The terms non-native and native apps are commonplace in the software industry. But what do they mean to those who are unfamiliar with software development and may want to develop an app someday… probably not a whole lot.
Let’s briefly define these terms, to better understand them.
Native App Development
Native apps are downloadable mobile applications that are tailored and specific to operating systems such as iOS or Android. These apps are indigenous to the device it was developed for.
Non-Native App Development
Non-native apps- otherwise known as web apps- are designed to run on multiple platforms, instead running off web browsers rather than a specific operating system. These are built with mobile experience put first, which also facilitates desktops.
So, one utilises a web browser- to cover multiple platforms, whilst the other utilises a specific operating system- to target a specific operating system. What positives, and drawbacks of using these different approaches to app development?
The first key benefit to developing native apps is the increased usability of the app. Due to the app being developed to serve a specific operating system (i.e., iPhone’s iOS system), the apps are optimized to run and serve the specific device. A greater user experience (UX) is produced as these apps can take advantage of functions within specific operating systems. The greater the UX, the more likely that app users will use and stay on the application.
Another key benefit of native apps is the efficiency. Having an app built for a particular platform and stored in the device allows it to make use of the processing power. Also, the native apps’ software capabilities for utilising its devices’ hardware are stored, providing responsive load times to app commands.

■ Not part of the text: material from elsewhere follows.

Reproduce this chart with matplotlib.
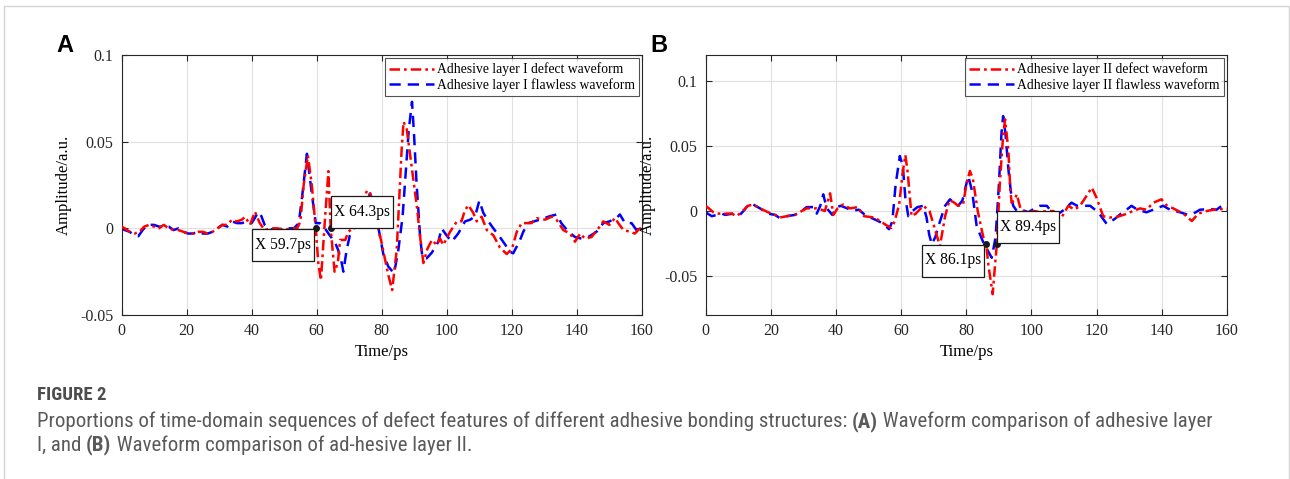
import matplotlib
matplotlib.use("Agg")
import matplotlib.pyplot as plt
from matplotlib import font_manager as fm
from matplotlib import transforms as mtransforms
from matplotlib.patches import Rectangle

# ---------------- data ----------------
tA_def = [0, 1, 2.5, 4, 5.5, 7, 8.5, 10, 11.5, 13, 14.5, 16, 17.5, 19, 20.5, 22, 23.5, 25, 26.5, 28,
          29.5, 31, 32.5, 34, 35.5, 37, 38, 39.5, 41, 42.5, 44, 46, 48, 50, 52, 54, 55, 56, 57.3, 58.5,
          59.7, 60.5, 61.3, 62.5, 63.6, 64.3, 65.5, 66.5, 67.2, 68.8, 69.7, 71.1, 73.6, 75.5, 76.5,
          78.1, 80, 81.9, 83.2, 84.6, 85.4, 86.1, 86.7, 87.7, 89.2, 90.8, 91.8, 92.8, 94, 95.4, 96.9,
          97.9, 98.9, 101, 103, 104.5, 105.5, 106.6, 108.1, 109.2, 110.7, 112.3, 114.3, 116.3, 118.4,
          120, 121.5, 123, 126, 127.6, 130.2, 132.2, 133.7, 135.8, 137.9, 139.4, 141, 142.5, 144.5,
          146.6, 148.1, 150, 151.7, 152.7, 154.3, 156.4, 157.8, 159.4, 160]
aA_def = [0.001, 0.0, -0.002, -0.003, -0.002, 0.001, 0.002, 0.001, 0.0, 0.002, 0.0, -0.001, -0.001,
          -0.002, -0.003, -0.003, -0.002, -0.002, -0.003, -0.002, 0.0, 0.002, 0.002, 0.005, 0.004,
          0.005, 0.0067, 0.002, 0.0096, 0.003, -0.001, 0.0, 0.0, -0.001, 0.0, 0.0, 0.004, 0.025, 0.042,
          0.025, 0.0, -0.02, -0.030, 0.004, 0.033, 0.0, -0.025, -0.02, -0.0067, -0.0067, -0.002, 0.0,
          0.0125, 0.022, 0.020, 0.0067, -0.0087, -0.026, -0.0356, -0.0125, 0.018, 0.045, 0.0615, 0.057,
          0.0355, 0.0125, -0.005, -0.020, -0.012, -0.0067, -0.0096, -0.0058, -0.0096, -0.002, 0.0037,
          0.004, 0.010, 0.0134, 0.009, 0.004, 0.0067, -0.001, -0.004, -0.011, -0.0148, -0.012, -0.002,
          0.003, 0.003, 0.0058, 0.005, 0.0067, 0.005, -0.001, -0.003, -0.0077, -0.003, -0.006, -0.005,
          0.0, 0.004, 0.002, 0.006, 0.003, -0.001, -0.002, -0.003, 0.0, -0.001]

tA_ok = [0, 1, 2.5, 4, 5.2, 6.5, 8, 10, 11.5, 13, 14.5, 16, 17.5, 19, 20.5, 22, 23.5, 25, 26.5, 28,
         29.5, 31, 32.5, 34, 35.5, 37, 38.5, 40, 41, 42, 43, 44, 45, 47, 50, 53, 54.5, 55.5, 57, 58.5,
         59.7, 61, 62.5, 64, 65.6, 66.6, 67.7, 68.2, 69.2, 70.2, 72.3, 74, 76.4, 77.5, 79, 80.5, 82,
         83.8, 85.1, 86.4, 88.3, 89.3, 89.9, 90.7, 91.8, 92.5, 93.8, 95.4, 97.4, 98.4, 99.9, 101.5,
         103.5, 105.6, 107.2, 108.7, 110, 111.2, 112.8, 114.3, 116.3, 117.8, 119.4, 120.4, 122.3,
         123.5, 125, 128.6, 131.7, 133.8, 135.2, 137.4, 139.4, 141.5, 143.5, 146, 148.1, 150, 152.2,
         153.2, 154.8, 156.8, 158.3, 160]
aA_ok = [0.0, -0.001, -0.002, -0.004, -0.0045, -0.001, 0.002, 0.002, 0.001, 0.001, 0.001, -0.001, 0.0,
         -0.002, -0.003, -0.003, -0.002, -0.003, -0.003, -0.002, 0.0, 0.002, 0.001, 0.004, 0.003, 0.003,
         0.004, 0.003, 0.006, 0.0095, 0.007, 0.002, 0.0, -0.001, 0.0, 0.0, 0.003, 0.018, 0.043, 0.02,
         0.003, 0.003, 0.0, -0.004, -0.008, -0.0125, -0.020, -0.025, -0.0125, -0.004, 0.003, 0.011,
         0.020, 0.015, 0.0, -0.015, -0.022, -0.026, -0.0125, 0.0067, 0.0567, 0.073, 0.055, 0.026,
         -0.005, -0.017, -0.0173, -0.014, -0.0077, 0.0, -0.004, -0.0077, -0.003, 0.004, 0.005, 0.007,
         0.016, 0.009, 0.004, 0.0, -0.005, -0.009, -0.0135, -0.0144, -0.0077, -0.002, 0.003, 0.005,
         0.007, 0.008, 0.003, -0.002, -0.005, -0.006, -0.005, -0.002, 0.003, 0.004, 0.006, 0.008, 0.003,
         0.003, -0.001, 0.0]

tB_def = [0, 1, 2.4, 4, 6, 8, 9.5, 11, 13, 14.6, 16.7, 19.2, 21.3, 22.8, 24.9, 27.4, 29.5, 31, 33,
          34.1, 35.5, 36.6, 38.2, 39.2, 40.5, 42.2, 44.3, 46.7, 48.6, 51.8, 53.7, 55.5, 57, 58, 59.4,
          60.5, 61.3, 62, 63.2, 64.5, 66.8, 68.7, 70.5, 71.9, 73.5, 74.8, 76, 77.5, 79, 80, 81.1, 82,
          83.5, 85.2, 86.1, 86.8, 88.1, 88.8, 89.4, 90.3, 91.3, 91.9, 92.9, 93.5, 93.9, 94.7, 95.5, 96.5,
          97.1, 99, 101, 102.6, 104.7, 106.7, 109.3, 111.3, 113.2, 114.9, 117, 118.5, 120, 122, 124.1,
          126.1, 128.7, 131.2, 133.3, 135.3, 137.4, 139.9, 141.6, 143.5, 146.6, 149.2, 151.2, 153.8,
          155.8, 158.4, 160]
aB_def = [0.004, 0.002, -0.001, -0.002, -0.002, -0.002, -0.004, -0.001, 0.004, 0.005, 0.002, -0.001,
          -0.003, -0.005, -0.004, -0.003, 0.0, 0.002, 0.002, 0.002, 0.001, 0.0, 0.0136, -0.003, 0.002,
          0.005, 0.002, 0.003, -0.004, -0.005, -0.008, -0.011, -0.013, -0.008, 0.005, 0.03, 0.043, 0.03,
          -0.004, -0.002, 0.004, 0.0, -0.015, -0.027, -0.004, 0.008, 0.007, 0.004, 0.005, 0.02, 0.0308,
          0.025, 0.0, -0.020, -0.025, -0.042, -0.064, -0.042, -0.025, 0.022, 0.058, 0.0705, 0.047,
          0.017, 0.0064, 0.008, 0.0128, 0.003, 0.0, -0.001, 0.0, -0.001, 0.0, 0.0, -0.0046, 0.004,
          0.001, 0.004, 0.012, 0.018, 0.01, -0.004, -0.005, -0.0046, -0.0026, 0.0, 0.002, 0.001, 0.0064,
          0.009, 0.004, 0.002, -0.002, -0.0077, -0.002, 0.0, 0.001, 0.0015, 0.002]

tB_ok = [0, 1.9, 3.5, 5, 6, 8.5, 10.5, 12, 13.1, 14.6, 16.7, 19.2, 21.3, 22.8, 24.9, 27.4, 29.5, 31,
         33.1, 34.1, 35.2, 36.1, 37.2, 38.9, 40.2, 41.5, 43.5, 45, 47, 49.4, 51.5, 54, 56.3, 57.3, 58.3,
         59.6, 60.5, 61.3, 62.2, 63.5, 65, 66.8, 67.8, 68.6, 69.4, 70.5, 71.4, 73.5, 75, 76.3, 77.5,
         78.8, 80.6, 81.8, 83.2, 85.2, 86.5, 87.8, 89, 90, 90.8, 91.3, 92, 93, 93.9, 94.4, 95.5, 97, 99,
         101, 102.6, 104.7, 106, 107.7, 109.5, 112.3, 114, 118, 120.5, 123.1, 125.6, 127.5, 129.2,
         130.7, 132.5, 135.3, 137.9, 140.4, 142.5, 145.6, 148.1, 149.7, 151.7, 154.8, 156.8, 158.4, 160]
aB_ok = [-0.001, -0.004, -0.003, -0.002, -0.003, -0.002, -0.003, 0.001, 0.005, 0.005, 0.002, -0.002,
         -0.003, -0.0055, -0.004, -0.003, 0.0, 0.003, 0.003, -0.002, 0.004, 0.0128, 0.002, -0.003,
         0.003, 0.004, 0.002, 0.0, 0.001, -0.004, -0.006, -0.009, -0.014, -0.008, 0.02, 0.0423, 0.035,
         0.01, -0.004, 0.0, 0.003, 0.004, -0.005, -0.018, -0.0256, -0.02, -0.012, 0.004, 0.009, 0.006,
         0.004, 0.008, 0.027, 0.015, -0.012, -0.024, -0.03, -0.036, -0.02, 0.02, 0.06, 0.073, 0.06, 0.03,
         0.01, 0.004, 0.0, 0.001, -0.001, 0.002, 0.004, 0.004, 0.0, -0.003, 0.0, 0.0064, 0.004, 0.004,
         -0.001, -0.010, -0.006, -0.002, 0.001, 0.004, 0.001, -0.001, 0.0015, 0.004, 0.001, -0.001,
         -0.003, -0.002, 0.001, 0.0015, 0.001, 0.004, 0.001]

xticks = [0, 20, 40, 60, 80, 100, 120, 140, 160]
yticksA = [-0.05, 0, 0.05, 0.1]
yticksB = [-0.05, 0, 0.05, 0.1]
ytlA = ["-0.05", "0", "0.05", "0.1"]
ytlB = ["-0.05", "0", "0.05", "0.1"]
legA = ["Adhesive layer I defect waveform", "Adhesive layer I flawless waveform"]
legB = ["Adhesive layer II defect waveform", "Adhesive layer II flawless waveform"]
tipsA = [(59.7, 0.0, "X 59.7ps", "left"), (64.3, 0.0, "X 64.3ps", "right")]
tipsB = [(86.1, -0.025, "X 86.1ps", "left"), (89.4, -0.025, "X 89.4ps", "right")]

# ---------------- style ----------------
plt.rcParams['axes.unicode_minus'] = False
SERIF = 'Liberation Serif'
W, H = 1290, 479
DPI = 100
fig = plt.figure(figsize=(W / DPI, H / DPI), dpi=DPI)


def pick(names):
    for n in names:
        try:
            fm.findfont(fm.FontProperties(family=n), fallback_to_default=False)
            return n
        except Exception:
            pass
    return 'DejaVu Sans'


def datatip(ax, x, y, txt, side):
    ax.plot([x], [y], 'o', color='#1a1a1a', ms=4, zorder=8)
    # origin at the data point, units in inches
    tr = fig.dpi_scale_trans + mtransforms.ScaledTranslation(x, y, ax.transData)
    bw, bh = 62 / DPI, 32 / DPI
    if side == 'left':
        x0, y0 = -bw - 2 / DPI, -bh - 1 / DPI
    else:
        x0, y0 = 0.5 / DPI, 0.5 / DPI
    ax.add_patch(Rectangle((x0, y0), bw, bh, transform=tr, fc='white', ec='#1a1a1a',
                           lw=0.9, zorder=9, clip_on=False))
    ax.text(x0 + bw / 2, y0 + bh / 2, txt, transform=tr, ha='center', va='center',
            fontfamily=SERIF, fontsize=11.2, zorder=10)


def panel(rect, td, ad, to, ao, ylim, yt, ytl, leg, tips, letter, lx):
    ax = fig.add_axes(rect)
    ax.plot(td, ad, color='#ff0000', lw=1.8, dashes=(4.2, 1.6, 1.1, 1.6), label=leg[0], zorder=3)
    ax.plot(to, ao, color='#0000ff', lw=1.8, dashes=(4.5, 2.8), label=leg[1], zorder=2)
    ax.set_xlim(0, 160)
    ax.set_ylim(*ylim)
    ax.set_xticks(xticks)
    ax.set_xticklabels([str(v) for v in xticks], fontfamily=SERIF, fontsize=11.5)
    ax.set_yticks(yt)
    ax.set_yticklabels(ytl, fontfamily=SERIF, fontsize=11.5)
    ax.tick_params(direction='in', length=4, width=0.8, top=True, right=True,
                   colors='#262626', pad=6)
    ax.grid(True, color='#e0e0e0', lw=0.8, zorder=0)
    for s in ax.spines.values():
        s.set_color('#262626')
        s.set_linewidth(0.8)
    ax.set_xlabel('Time/ps', fontfamily=SERIF, fontsize=12, labelpad=3)
    ax.set_ylabel('Amplitude/a.u.', fontfamily=SERIF, fontsize=12, labelpad=6)
    lg = ax.legend(loc='upper right', prop={'family': SERIF, 'size': 9.8}, frameon=True,
                   fancybox=False, edgecolor='#262626', borderaxespad=0.25, handlelength=3.3,
                   borderpad=0.3, labelspacing=0.15, handletextpad=0.2)
    lg.get_frame().set_linewidth(0.8)
    lg.set_zorder(11)
    for x, y, txt, side in tips:
        datatip(ax, x, y, txt, side)
    fig.text(lx / W, 1 - 45 / H, letter, fontsize=17, fontweight='bold',
             fontfamily='Liberation Sans', va='center', ha='left')
    return ax


bottom = 1 - 315 / H
height = (315 - 55) / H
panel([121.5 / W, bottom, (642 - 121.5) / W, height], tA_def, aA_def, tA_ok, aA_ok,
      (-0.05, 0.1), yticksA, ytlA, legA, tipsA, 'A', 56)
panel([705.6 / W, bottom, (1227 - 705.6) / W, height], tB_def, aB_def, tB_ok, aB_ok,
      (-0.08, 0.12), yticksB, ytlB, legB, tipsB, 'B', 650)

# figure frame
fig.add_artist(Rectangle((4 / W, -0.1), (1288.5 - 4) / W, 1 - 6 / H + 0.1, transform=fig.transFigure,
                         fill=False, ec='#d4d4d4', lw=1.0))

# caption
CAP = pick(['Liberation Sans Narrow', 'Roboto Condensed', 'Open Sans Condensed', 'Lato', 'Open Sans'])
fig.text(37 / W, 1 - 395 / H, 'FIGURE 2', fontsize=13.5, fontfamily=CAP, color='#4d4d4d',
         va='center', ha='left', fontweight='bold')

line1 = [("Proportions of time-domain sequences of defect features of different adhesive bonding structures: ", 'normal'),
         ("(A)", 'bold'),
         (" Waveform comparison of adhesive layer", 'normal')]
line2 = [("I, and ", 'normal'), ("(B)", 'bold'), (" Waveform comparison of ad-hesive layer II.", 'normal')]

renderer = fig.canvas.get_renderer()


def draw_line(parts, y, size):
    x = 37
    for txt, wt in parts:
        t = fig.text(x / W, 1 - y / H, txt, fontsize=size, fontfamily=CAP, color='#5a5a5a',
                     fontweight=wt, va='center', ha='left')
        bb = t.get_window_extent(renderer)
        x += bb.width
    return x


size = 13.0
probe = fig.text(0, 0, ''.join(p[0] for p in line1), fontsize=size, fontfamily=CAP)
wpx = probe.get_window_extent(renderer).width
probe.remove()
size = min(15.0, size * (1176 / wpx))
draw_line(line1, 421.5, size)
draw_line(line2, 445, size)

fig.savefig('out.png', dpi=DPI)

One of the biggest drawbacks to Native app development is the cost. If looking to serve multiple operating systems whilst maintaining the efficiency and utility that native apps provide, this now becomes significantly more expensive and time-consuming. Separate code bases and developers are required to create two different versions of the app that runs on differing platforms.
Another disadvantage is the ongoing updates that are necessary to keep the app working and efficient. Native apps are constantly updating due to:
- The ongoing technological developments that occur in devices, so ensuring the apps are consistently optimised with the most updated versions of the OS.
- Malfunctions and bug repairs are common in native apps, so maintenance is ongoing.
One of the biggest advantages that come of non-native app development is its multiplatform service. These web applications are easily accessible and are a much cheaper option compared to designing different native apps for different operating systems. This reduces the time and money spent on development.
The big disadvantage to non-native app development is that it comes with reduced user experience, compared to native apps. Though non-native apps can run on multiple platforms, their broadness means it doesn’t fully utilise different operating systems’ capabilities. This is a detriment to the UX and therefore could affect user engagement.
So, Which is Better?
Native apps provide superior capabilities for utilising device components. It is therefore always advised to go for this option if you have the capital and resources to fund the development of a native app. If resources and capital is low, a non-native app may be appropriate.